▸ **Exercise requirements**: Pictures stay out of this copy, which runs from the first line of the material through the line containing "const fitTo = 0.505;".

▸ **Data provided**:

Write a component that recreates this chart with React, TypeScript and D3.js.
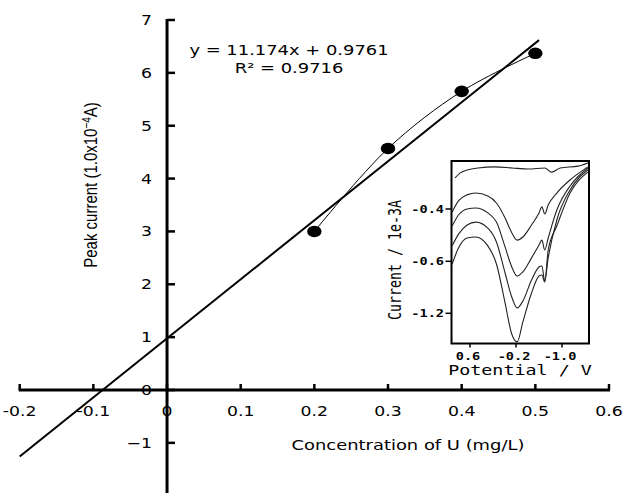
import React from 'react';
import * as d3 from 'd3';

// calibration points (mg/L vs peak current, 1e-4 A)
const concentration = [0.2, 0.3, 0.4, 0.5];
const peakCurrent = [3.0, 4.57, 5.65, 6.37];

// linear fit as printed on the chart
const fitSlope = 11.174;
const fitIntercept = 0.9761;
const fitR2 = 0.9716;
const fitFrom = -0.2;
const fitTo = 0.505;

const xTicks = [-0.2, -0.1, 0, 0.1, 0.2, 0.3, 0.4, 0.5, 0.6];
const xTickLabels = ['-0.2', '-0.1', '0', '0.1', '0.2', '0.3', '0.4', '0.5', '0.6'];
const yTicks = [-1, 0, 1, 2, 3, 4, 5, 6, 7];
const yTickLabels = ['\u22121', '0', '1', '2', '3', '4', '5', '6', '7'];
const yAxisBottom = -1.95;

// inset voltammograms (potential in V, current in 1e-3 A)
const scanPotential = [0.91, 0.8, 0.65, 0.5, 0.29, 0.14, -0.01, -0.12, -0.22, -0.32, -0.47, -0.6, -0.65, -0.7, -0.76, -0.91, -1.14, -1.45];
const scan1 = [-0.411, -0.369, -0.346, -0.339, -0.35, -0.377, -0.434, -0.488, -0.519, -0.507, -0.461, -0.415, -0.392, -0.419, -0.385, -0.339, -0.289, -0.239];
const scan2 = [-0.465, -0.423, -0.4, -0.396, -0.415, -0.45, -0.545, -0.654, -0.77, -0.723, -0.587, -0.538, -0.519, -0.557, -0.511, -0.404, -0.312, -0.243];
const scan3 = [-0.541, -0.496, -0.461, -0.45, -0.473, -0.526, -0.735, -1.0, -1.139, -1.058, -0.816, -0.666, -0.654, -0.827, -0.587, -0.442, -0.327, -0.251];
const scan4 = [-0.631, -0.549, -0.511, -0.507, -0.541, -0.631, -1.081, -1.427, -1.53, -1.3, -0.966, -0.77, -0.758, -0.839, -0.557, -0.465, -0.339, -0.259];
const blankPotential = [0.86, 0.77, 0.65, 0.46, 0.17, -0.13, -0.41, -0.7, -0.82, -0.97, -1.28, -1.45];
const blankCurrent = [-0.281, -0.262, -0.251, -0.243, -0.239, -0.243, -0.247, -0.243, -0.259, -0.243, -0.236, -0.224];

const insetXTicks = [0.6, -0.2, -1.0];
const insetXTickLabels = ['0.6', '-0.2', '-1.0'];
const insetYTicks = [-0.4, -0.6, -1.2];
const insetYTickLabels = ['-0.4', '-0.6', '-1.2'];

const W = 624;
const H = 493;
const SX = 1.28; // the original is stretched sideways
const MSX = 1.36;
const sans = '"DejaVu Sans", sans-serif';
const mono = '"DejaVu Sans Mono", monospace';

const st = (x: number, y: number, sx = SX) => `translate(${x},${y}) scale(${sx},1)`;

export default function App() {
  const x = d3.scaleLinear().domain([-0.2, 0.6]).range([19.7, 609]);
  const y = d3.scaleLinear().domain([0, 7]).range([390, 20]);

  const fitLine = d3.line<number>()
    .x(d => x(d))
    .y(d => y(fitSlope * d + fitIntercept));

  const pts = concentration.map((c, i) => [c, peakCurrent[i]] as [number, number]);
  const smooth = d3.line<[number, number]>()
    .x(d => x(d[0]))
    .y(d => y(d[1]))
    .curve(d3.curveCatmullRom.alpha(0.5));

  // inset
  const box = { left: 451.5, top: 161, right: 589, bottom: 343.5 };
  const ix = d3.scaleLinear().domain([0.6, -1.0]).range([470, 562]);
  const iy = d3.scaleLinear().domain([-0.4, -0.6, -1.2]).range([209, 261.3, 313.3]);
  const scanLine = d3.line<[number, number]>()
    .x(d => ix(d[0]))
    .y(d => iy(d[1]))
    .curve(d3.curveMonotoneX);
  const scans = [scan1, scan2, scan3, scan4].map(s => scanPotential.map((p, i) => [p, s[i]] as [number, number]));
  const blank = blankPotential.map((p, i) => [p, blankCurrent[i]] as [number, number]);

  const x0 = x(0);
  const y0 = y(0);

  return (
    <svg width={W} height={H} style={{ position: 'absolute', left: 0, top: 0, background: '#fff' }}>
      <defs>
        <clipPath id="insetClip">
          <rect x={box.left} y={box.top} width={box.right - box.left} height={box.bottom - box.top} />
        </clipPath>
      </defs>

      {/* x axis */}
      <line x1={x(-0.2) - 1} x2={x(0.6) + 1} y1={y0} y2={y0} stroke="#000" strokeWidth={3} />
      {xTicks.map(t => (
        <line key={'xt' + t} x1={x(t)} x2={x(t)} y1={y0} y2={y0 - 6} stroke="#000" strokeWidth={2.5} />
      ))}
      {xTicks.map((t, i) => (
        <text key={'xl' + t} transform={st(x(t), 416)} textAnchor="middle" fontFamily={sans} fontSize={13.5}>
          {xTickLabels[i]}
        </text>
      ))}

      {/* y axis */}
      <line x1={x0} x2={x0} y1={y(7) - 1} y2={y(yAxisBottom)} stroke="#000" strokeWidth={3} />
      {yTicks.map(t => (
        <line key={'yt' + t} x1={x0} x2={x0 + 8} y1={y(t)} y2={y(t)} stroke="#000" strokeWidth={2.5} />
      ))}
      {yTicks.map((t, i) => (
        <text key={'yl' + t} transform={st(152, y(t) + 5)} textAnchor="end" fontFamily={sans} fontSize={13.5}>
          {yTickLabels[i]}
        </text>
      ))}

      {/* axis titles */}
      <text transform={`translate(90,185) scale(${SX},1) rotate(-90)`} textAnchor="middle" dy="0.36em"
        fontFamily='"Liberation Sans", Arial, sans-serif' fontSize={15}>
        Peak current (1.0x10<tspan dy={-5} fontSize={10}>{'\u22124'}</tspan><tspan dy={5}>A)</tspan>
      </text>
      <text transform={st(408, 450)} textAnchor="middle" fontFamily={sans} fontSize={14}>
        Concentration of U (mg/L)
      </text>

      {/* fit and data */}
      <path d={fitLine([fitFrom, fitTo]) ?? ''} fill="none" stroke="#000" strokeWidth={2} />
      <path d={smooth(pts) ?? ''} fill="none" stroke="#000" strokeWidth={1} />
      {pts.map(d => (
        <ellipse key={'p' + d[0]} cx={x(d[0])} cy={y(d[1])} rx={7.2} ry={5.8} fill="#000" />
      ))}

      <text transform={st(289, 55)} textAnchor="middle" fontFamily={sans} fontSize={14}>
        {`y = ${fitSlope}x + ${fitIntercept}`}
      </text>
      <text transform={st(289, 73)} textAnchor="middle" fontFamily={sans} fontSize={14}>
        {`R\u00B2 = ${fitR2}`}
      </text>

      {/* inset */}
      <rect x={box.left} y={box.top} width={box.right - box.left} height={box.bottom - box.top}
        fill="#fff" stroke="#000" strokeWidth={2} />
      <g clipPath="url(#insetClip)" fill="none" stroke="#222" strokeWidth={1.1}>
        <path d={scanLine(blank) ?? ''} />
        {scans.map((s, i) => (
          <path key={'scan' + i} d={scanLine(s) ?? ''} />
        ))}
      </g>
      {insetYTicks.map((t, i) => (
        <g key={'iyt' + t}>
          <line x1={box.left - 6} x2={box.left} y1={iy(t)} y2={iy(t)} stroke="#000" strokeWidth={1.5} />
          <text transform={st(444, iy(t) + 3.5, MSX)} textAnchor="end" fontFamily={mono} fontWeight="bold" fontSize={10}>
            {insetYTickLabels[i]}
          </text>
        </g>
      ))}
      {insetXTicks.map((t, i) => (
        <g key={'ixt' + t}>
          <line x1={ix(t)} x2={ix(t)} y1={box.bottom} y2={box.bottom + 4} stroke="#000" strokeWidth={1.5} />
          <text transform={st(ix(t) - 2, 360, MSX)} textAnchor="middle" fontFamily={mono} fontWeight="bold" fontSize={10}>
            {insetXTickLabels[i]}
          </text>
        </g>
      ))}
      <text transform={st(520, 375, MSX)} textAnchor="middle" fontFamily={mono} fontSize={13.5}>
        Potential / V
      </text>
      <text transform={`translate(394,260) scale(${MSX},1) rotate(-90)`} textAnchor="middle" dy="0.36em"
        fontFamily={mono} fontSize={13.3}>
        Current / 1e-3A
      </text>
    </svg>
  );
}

▸ **Response below**:
Write a component that recreates this chart with React, TypeScript and D3.js.
import React from 'react';
import * as d3 from 'd3';

// calibration points (mg/L vs peak current, 1e-4 A)
const concentration = [0.2, 0.3, 0.4, 0.5];
const peakCurrent = [3.0, 4.57, 5.65, 6.37];

// linear fit as printed on the chart
const fitSlope = 11.174;
const fitIntercept = 0.9761;
const fitR2 = 0.9716;
const fitFrom = -0.2;
const fitTo = 0.505;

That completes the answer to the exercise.